Scientists at the National Institute of Standards and Technology (NIST) have mapped out a plan for the NIST Material Measurement Laboratory, the unit responsible for the measurement science and technology needed to support the nation’s research and business sectors based in the materials, chemical and biological sciences.
The plan places emphasis on research support in areas including engineered biotechnology, biotherapeutics and environmental chemistry; leveraging massive datasets to accelerate development of new products; and work in advanced materials development and advanced manufacturing techniques such as additive manufacturing.
The newly released 5-year strategic plan for NIST’s Material Measurement Laboratory, says laboratory director Laurie Locascio, reflects the realities of today’s research frontiers in chemistry, biology and materials science.
“In both medicine and manufacturing, for example,” Locascio says, “we’re seeing a growing importance in biologically derived materials such as custom designed proteins. Existing measurement technologies are inadequate for properly characterizing these materials or reliably controlling their manufacture.

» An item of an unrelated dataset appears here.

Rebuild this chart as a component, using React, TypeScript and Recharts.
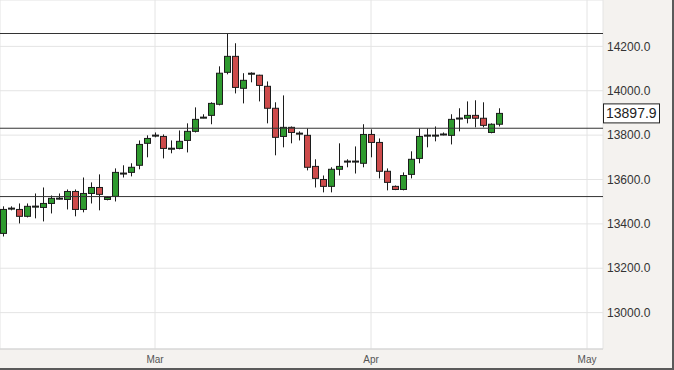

“Or consider the entire Materials Genome Initiative. The old trial-and-error methods for developing new materials for industry are giving way to a more rational, more efficient materials-by-design approach. But that depends critically on having good, reliable data and well-tested models.”
The plan outlines a broad research agenda for measurement science in biology, chemistry and materials science, and new initiatives for NIST’s widely used standard reference materials and standard data products, as well as organizational goals for internal management and strategic partnering.
The document is principally aimed at the laboratory’s research peers and stakeholders. While it discusses major research and management goals in detail, it does not discuss budget issues.